Bank of Japan monetary policy could be an option to tame rising prices by boosting the yen, Japan’s trade minister said on Sunday, as the central bank weighs raising interest rates this month to counter inflation spurred by the Iran war.
Ryosei Akazawa, Japan’s top trade negotiator and head of the Ministry of Economy, Trade and Industry, was responding to an economist’s suggestion on a television talk show that a stronger yen would help offset higher crude-oil import costs.
Hideo Kumano, chief economist at Dai-ichi Life Research Institute, said on the programme on public broadcaster NHK that if BOJ policy were used to strengthen the yen by around 10 percent to 15 percent, it could suppress price rises across the economy, including on food, which accounts for a large share of household spending.

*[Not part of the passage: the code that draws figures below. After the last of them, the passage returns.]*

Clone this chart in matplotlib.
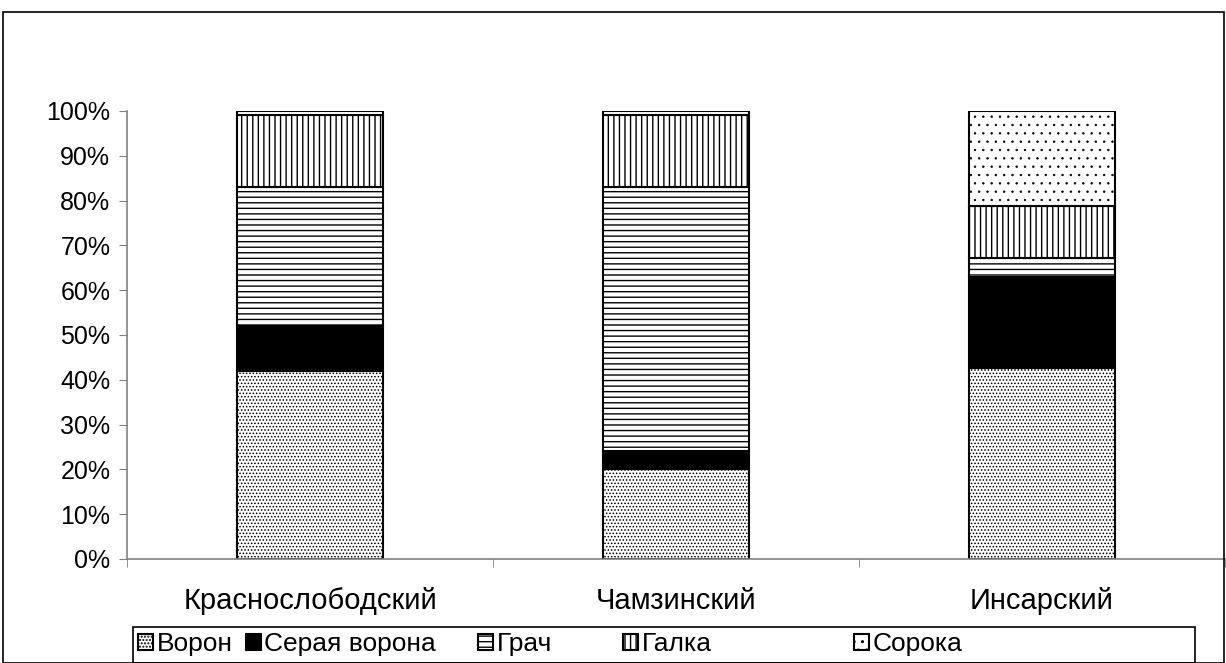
import matplotlib
matplotlib.use("Agg")
import matplotlib.pyplot as plt
from matplotlib.patches import Rectangle
import numpy as np

plt.rcParams['font.family'] = ['Liberation Sans', 'DejaVu Sans']

# Данные (доли видов, %)
rajony = ['Краснослободский', 'Чамзинский', 'Инсарский']
vidy = ['Ворон', 'Серая ворона', 'Грач', 'Галка', 'Сорока']
voron = [42, 20, 42.6]
seraya_vorona = [10, 4, 20.4]
grach = [31, 59, 4.2]
galka = [16, 16, 11.6]
soroka = [1, 1, 21.2]

ryady = [voron, seraya_vorona, grach, galka, soroka]
cveta = ['white', 'black', 'white', 'white', 'white']
shtrihi = ['.....', None, '---', '|||', '..']
tolshina_shtriha = [0.7, 1.0, 1.0, 1.0, 0.5]
# левые края элементов легенды (пиксели)
legenda_x = [138, 246, 478, 623, 854]

W, H = 1226, 663
fig = plt.figure(figsize=(W / 100, H / 100), dpi=100)

# рамка вокруг всей диаграммы
fig.patches.append(Rectangle((3 / W, 0), (1224 - 3) / W, 1 - 12 / H,
                             transform=fig.transFigure, fill=False,
                             edgecolor='black', linewidth=1.2))

ax = fig.add_axes([127 / W, 1 - 559 / H, (1225 - 127) / W, (559 - 111) / H])

x = np.arange(len(rajony))
niz = np.zeros(len(rajony))
stolbiki = []
for ryad, cvet, shtrih, tol, vid in zip(ryady, cveta, shtrihi, tolshina_shtriha, vidy):
    with plt.rc_context({'hatch.linewidth': tol}):
        b = ax.bar(x, ryad, bottom=niz, width=0.4, color=cvet, hatch=shtrih,
                   edgecolor='black', linewidth=1.5, label=vid)
    stolbiki.append(b)
    niz += np.array(ryad)

ax.set_xlim(-0.5, 2.5)
ax.set_ylim(0, 100)
ax.set_yticks(np.arange(0, 101, 10))
ax.set_yticklabels([f'{v}%' for v in range(0, 101, 10)], fontsize=18)
ax.set_xticks(x)
ax.set_xticklabels(rajony, fontsize=21)
ax.set_xticks([-0.5, 0.5, 1.5, 2.5], minor=True)
ax.tick_params(axis='x', which='major', length=0, pad=20)
ax.tick_params(axis='x', which='minor', length=6, color='#808080', direction='out')
ax.tick_params(axis='y', length=6, color='#808080', pad=6)

for s in ['top', 'right']:
    ax.spines[s].set_visible(False)
for s in ['left', 'bottom']:
    ax.spines[s].set_color('#808080')
    ax.spines[s].set_linewidth(1.2)

# рамка легенды
fig.patches.append(Rectangle((133 / W, 0), (1195 - 133) / W, 1 - 627 / H,
                             transform=fig.transFigure, fill=False,
                             edgecolor='black', linewidth=1.2))
# каждый элемент легенды ставим отдельно, как в Excel
for b, vid, lx in zip(stolbiki, vidy, legenda_x):
    fig.legend([b], [vid], loc='upper left', bbox_to_anchor=(lx / W, 1 - 632 / H),
               fontsize=19, frameon=False, handlelength=0.55, handleheight=0.55,
               handletextpad=0.15, borderpad=0.0, borderaxespad=0)

fig.savefig('out.png', dpi=100)
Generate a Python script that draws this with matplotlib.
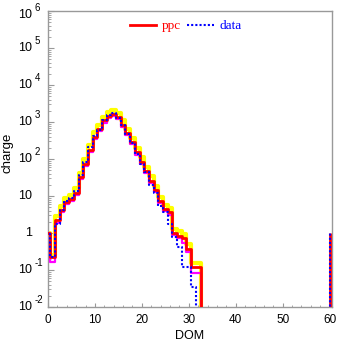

“While watching the impact on the economy, I think that considering things in the direction of what Mr. Kumano just mentioned could be possible as one option,” Akazawa said, adding that the BOJ’s 2 percent inflation target was “quite close” to being achieved while real interest rates remained “quite low”.
Financial markets are pricing in roughly a 60 percent chance that the BOJ will raise interest rates on April 28.
BOJ Deputy Governor Ryozo Himino said on Friday the central bank will guide monetary policy with an eye on the scale and length of the economic shock caused by the Middle East war, highlighting the need for vigilance to the risk of stagflation.